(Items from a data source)
-- begin --

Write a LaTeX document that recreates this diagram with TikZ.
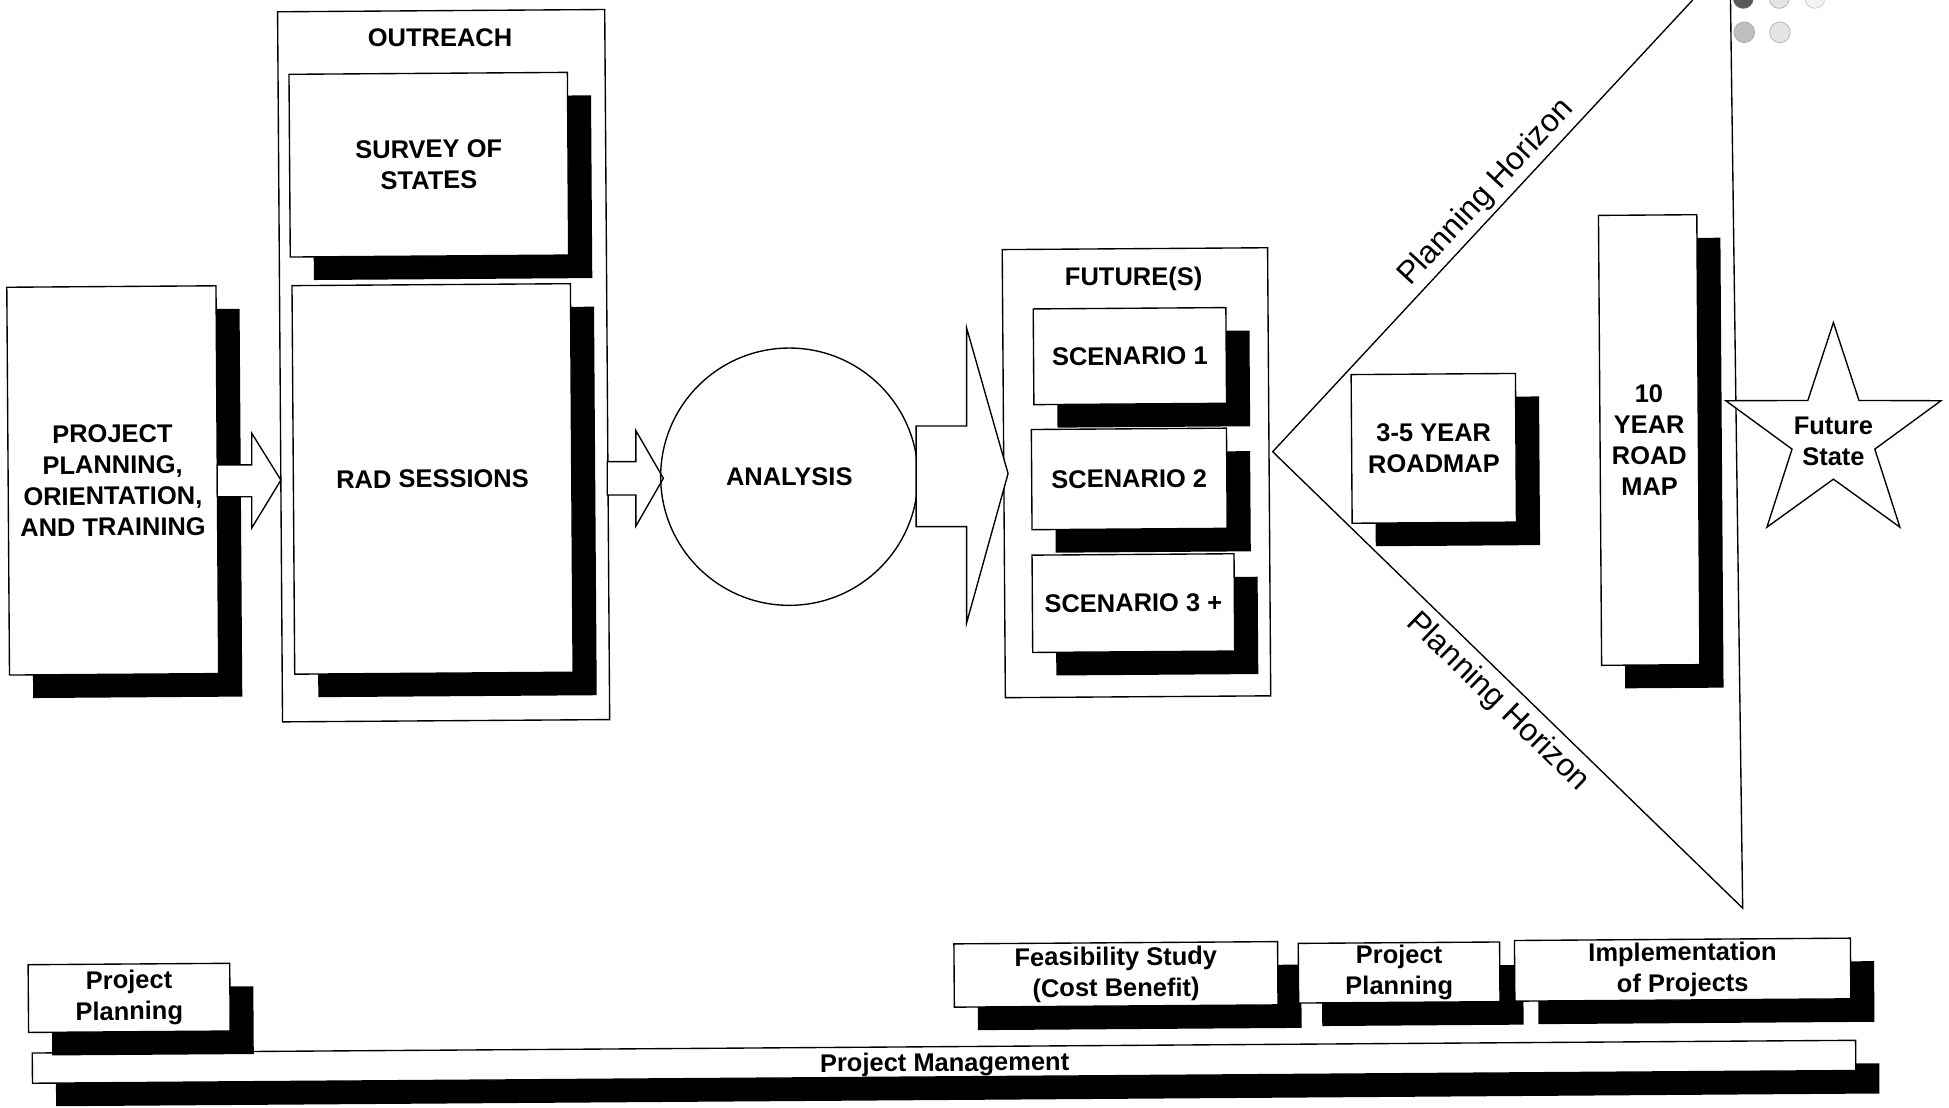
\documentclass[tikz,border=0pt]{standalone}
\usepackage{fontspec}
\setmainfont{Liberation Sans}
\usetikzlibrary{shadows,calc}
\newcommand{\boxfont}{\fontsize{20.5}{25}\selectfont\bfseries}
\newcommand{\horizonfont}{\fontsize{25.5}{30}\selectfont}
\begin{document}
\begin{tikzpicture}[x=1pt,y=-1pt,line width=1.1pt,
  frame/.style={draw,fill=white,inner sep=0pt,rotate=0.4},
  box/.style={draw,fill=white,inner sep=0pt,align=center,rotate=0.4,font=\boxfont,
    drop shadow={shadow xshift=19pt,shadow yshift=-18.5pt,fill=black,opacity=1}},
  label/.style={inner sep=0pt,align=center,font=\boxfont},
  blockarrow/.style={draw,fill=white,line join=miter},
  horizon/.style={inner sep=0pt,font=\horizonfont}]

\fill[white] (0,0) rectangle (1568,891);
\useasboundingbox (0,0) rectangle (1568,891);

% halftone dots in the top right corner
\filldraw[draw=gray!80!black,fill=gray!70!black,line width=0.6pt] (1402.5,-1.3) circle[radius=8pt];
\filldraw[draw=gray!60,fill=gray!20,line width=0.6pt] (1431.4,-1.3) circle[radius=8pt];
\filldraw[draw=gray!40,fill=gray!10,line width=0.6pt] (1460,-1.3) circle[radius=8pt];
\filldraw[draw=gray!70,fill=gray!50,line width=0.6pt] (1403.3,26) circle[radius=8.3pt];
\filldraw[draw=gray!60,fill=gray!20,line width=0.6pt] (1432,26) circle[radius=8.3pt];

% outreach group
\node[frame,minimum width=263.2pt,minimum height=571.3pt] (outreach) at (356.9,294.2) {};
\node[label] (outreachlbl) at (354,30) {OUTREACH};
\node[box,minimum width=224pt,minimum height=147pt] (survey) at (345,132.5) {SURVEY OF\\STATES};
\node[box,minimum width=224pt,minimum height=312.6pt] (rad) at (348,385.3) {RAD SESSIONS};

% first stage
\node[box,minimum width=168.3pt,minimum height=312pt] (pp) at (90.7,386.5)
  {PROJECT\\PLANNING,\\ORIENTATION,\\AND TRAINING};

% block arrows between the stages
\draw[blockarrow] (174.8,374) -- (202.5,374) -- (202.5,348.5) -- (226,386.2)
  -- (202.5,424.8) -- (202.5,399.6) -- (174.8,399.6) -- cycle;
\draw[blockarrow] (488.5,371.4) -- (511.6,371.4) -- (511.6,346.5) -- (533.7,384.8)
  -- (511.6,423.2) -- (511.6,398.2) -- (488.5,398.2) -- cycle;

% analysis
\node[draw,circle,minimum size=207pt,inner sep=0pt,font=\boxfont] (analysis) at (635,383.5) {ANALYSIS};

% futures group
\node[frame,minimum width=213.5pt,minimum height=360.5pt] (futures) at (914.3,380.3) {};
\node[label] (futureslbl) at (912,224) {FUTURE(S)};
\draw[blockarrow] (737,342.7) -- (777.7,342.7) -- (777.7,264) -- (811,381)
  -- (777.7,501) -- (777.7,423.7) -- (737,423.7) -- cycle;
\node[box,minimum width=155pt,minimum height=77pt] (s1) at (909,286.5) {SCENARIO 1};
\node[box,minimum width=157pt,minimum height=80.6pt] (s2) at (908.5,385.3) {SCENARIO 2};
\node[box,minimum width=162.5pt,minimum height=78.3pt] (s3) at (911.8,485.2) {SCENARIO 3 +};

% planning horizon wedge
\coordinate (apex) at (1023.9,363.4);
\coordinate (uppertop) at (1361.8,0);
\coordinate (wedgebottom) at (1402,730.6);
\coordinate (righttop) at (1392.2,0);
\draw (uppertop) -- (apex) -- (wedgebottom) -- (righttop);
\node[horizon,rotate=47.1] (ph1) at (1195.9,155.1) {Planning Horizon};
\node[horizon,rotate=-44.2] (ph2) at (1205,565) {Planning Horizon};

\node[box,minimum width=132.2pt,minimum height=119.6pt] (r35) at (1153.5,360.7) {3-5 YEAR\\ROADMAP};
\node[box,minimum width=79.1pt,minimum height=362pt] (r10) at (1326.8,354) {10\\YEAR\\ROAD\\MAP};

% future state star
\coordinate (fs) at (1475,350.5);
\draw[fill=white,line join=miter] ($(fs)+(-90:91)$)
  \foreach \a in {0,72,...,288} { -- ($(fs)+(-90-\a:91)$) -- ($(fs)+(-126-\a:35)$) } -- cycle;
\node[label] (fslbl) at (1475,355) {Future\\State};

% project phases along the bottom
\node[box,minimum width=1467pt,minimum height=24.3pt] (pm) at (759.5,854.2) {};
\node[label,anchor=base,rotate=0.4] (pmlbl) at (760,861.8) {Project Management};
\node[box,minimum width=162.2pt,minimum height=54.5pt] (pp2) at (103.9,802.8) {Project\\Planning};
\node[box,minimum width=260.4pt,minimum height=50.9pt] (feas) at (897.8,783.9) {Feasibility Study\\(Cost Benefit)};
\node[box,minimum width=162pt,minimum height=48pt] (pp3) at (1125.6,782.4) {Project\\Planning};
\node[box,minimum width=270.3pt,minimum height=48.8pt] (impl) at (1353.7,780.1) {Implementation\\of Projects};

\end{tikzpicture}
\end{document}
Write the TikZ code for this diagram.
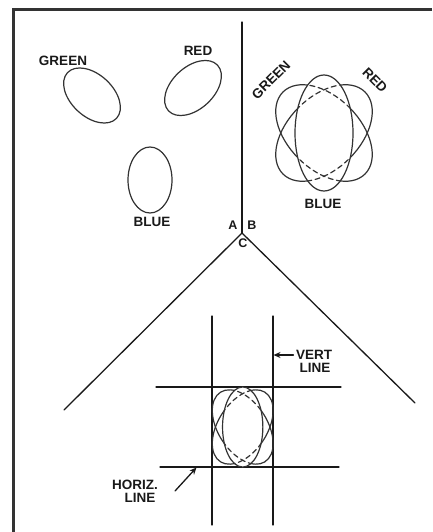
\documentclass[tikz,border=0pt]{standalone}
\usepackage{fontspec}
\setmainfont{Liberation Sans}
\usetikzlibrary{arrows.meta}
\newcommand\drawatom[6]{%
  \begin{scope}[shift={(#1,#2)}, xscale=#3, yscale=#4]
    \draw[orbit, rotate=-45] (0,0) ellipse (58 and 36);
    \draw[orbit, rotate=45] (0,0) ellipse (58 and 36);
    \fill[white] (0,0) ellipse (#5 and #6);
    \begin{scope}
      \clip (0,0) ellipse (#5 and #6);
      \draw[orbit, hidden, rotate=-45] (0,0) ellipse (58 and 36);
      \draw[orbit, hidden, rotate=45] (0,0) ellipse (58 and 36);
    \end{scope}
    \draw[orbit] (0,0) ellipse (#5 and #6);
  \end{scope}}
\begin{document}
\begin{tikzpicture}[x=1pt, y=-1pt, line width=1.2pt, line cap=round,
  lbl/.style={font=\fontsize{13.5}{13.5}\selectfont\bfseries, inner sep=0pt, text=black!90},
  sml/.style={font=\fontsize{12.5}{12.5}\selectfont\bfseries, inner sep=0pt, text=black!90},
  orbit/.style={draw=black!80, line width=1.2pt},
  hidden/.style={dash pattern=on 5pt off 3.5pt},
  ln/.style={draw=black!90, line width=1.3pt},
  pointer/.style={draw=black!90, line width=1.3pt, -{Stealth[length=7pt,width=6pt]}}]
\useasboundingbox (0,0) rectangle (432,532);
% frame
\draw[line width=3pt, black!80, line cap=butt] (432,10) -- (13.5,10) -- (13.5,532);

% separate colour dots
\draw[orbit, rotate around={-43:(92,95.5)}] (92,95.5) ellipse (33.5 and 21);
\draw[orbit, rotate around={43:(193,88)}] (193,88) ellipse (33.5 and 21);
\draw[orbit] (150,180) ellipse (22 and 33);
\node[lbl] (green1) at (63,61) {GREEN};
\node[lbl] (red1) at (198,51) {RED};
\node[lbl] (blue1) at (152,222) {BLUE};

% converged pattern
\drawatom{324}{133}{1}{1}{29}{58}
\node[lbl, rotate=45] (green2) at (271,80) {GREEN};
\node[lbl, rotate=-45] (red2) at (375,80) {RED};
\node[lbl] (blue2) at (323,204) {BLUE};

% deflection lines
\coordinate (vtop) at (242,22);
\coordinate (apex) at (242,233);
\coordinate (vleft) at (64,410);
\coordinate (vright) at (415,403);
\draw[ln] (vtop) -- (apex);
\draw[ln] (vleft) -- (apex) -- (vright);
\node[sml] (lA) at (233,225) {A};
\node[sml] (lB) at (252,225) {B};
\node[sml] (lC) at (243,243) {C};

% grid
\coordinate (g1t) at (212,316);
\coordinate (g1b) at (212,525);
\coordinate (g2t) at (273,316);
\coordinate (g2b) at (273,525);
\coordinate (h1l) at (156,387);
\coordinate (h1r) at (341,387);
\coordinate (h2l) at (160,467);
\coordinate (h2r) at (339,467);
\draw[ln] (g1t) -- (g1b);
\draw[ln] (g2t) -- (g2b);
\draw[ln] (h1l) -- (h1r);
\draw[ln] (h2l) -- (h2r);
\drawatom{242.7}{427}{0.63}{0.77}{32}{52}

% callouts
\node[lbl] (vert) at (314,355) {VERT};
\node[lbl] (vline) at (315,368) {LINE};
\coordinate (vtip) at (273.5,355);
\draw[pointer] ([xshift=-2pt]vert.west) -- (vtip);
\node[lbl] (horiz) at (135,485) {HORIZ.};
\node[lbl] (hline) at (140,497.5) {LINE};
\coordinate (hstart) at (175,491);
\coordinate (htip) at (196.5,467.5);
\draw[pointer] (hstart) -- (htip);
\end{tikzpicture}
\end{document}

-- end --

Up to and including the line containing "width=0.6pt] (1432,26) circle[radius=8.3pt];", repeat every line from the start of the data, but none of the pictures.

Write a LaTeX document that recreates this diagram with TikZ.
\documentclass[tikz,border=0pt]{standalone}
\usepackage{fontspec}
\setmainfont{Liberation Sans}
\usetikzlibrary{shadows,calc}
\newcommand{\boxfont}{\fontsize{20.5}{25}\selectfont\bfseries}
\newcommand{\horizonfont}{\fontsize{25.5}{30}\selectfont}
\begin{document}
\begin{tikzpicture}[x=1pt,y=-1pt,line width=1.1pt,
  frame/.style={draw,fill=white,inner sep=0pt,rotate=0.4},
  box/.style={draw,fill=white,inner sep=0pt,align=center,rotate=0.4,font=\boxfont,
    drop shadow={shadow xshift=19pt,shadow yshift=-18.5pt,fill=black,opacity=1}},
  label/.style={inner sep=0pt,align=center,font=\boxfont},
  blockarrow/.style={draw,fill=white,line join=miter},
  horizon/.style={inner sep=0pt,font=\horizonfont}]

\fill[white] (0,0) rectangle (1568,891);
\useasboundingbox (0,0) rectangle (1568,891);

% halftone dots in the top right corner
\filldraw[draw=gray!80!black,fill=gray!70!black,line width=0.6pt] (1402.5,-1.3) circle[radius=8pt];
\filldraw[draw=gray!60,fill=gray!20,line width=0.6pt] (1431.4,-1.3) circle[radius=8pt];
\filldraw[draw=gray!40,fill=gray!10,line width=0.6pt] (1460,-1.3) circle[radius=8pt];
\filldraw[draw=gray!70,fill=gray!50,line width=0.6pt] (1403.3,26) circle[radius=8.3pt];
\filldraw[draw=gray!60,fill=gray!20,line width=0.6pt] (1432,26) circle[radius=8.3pt];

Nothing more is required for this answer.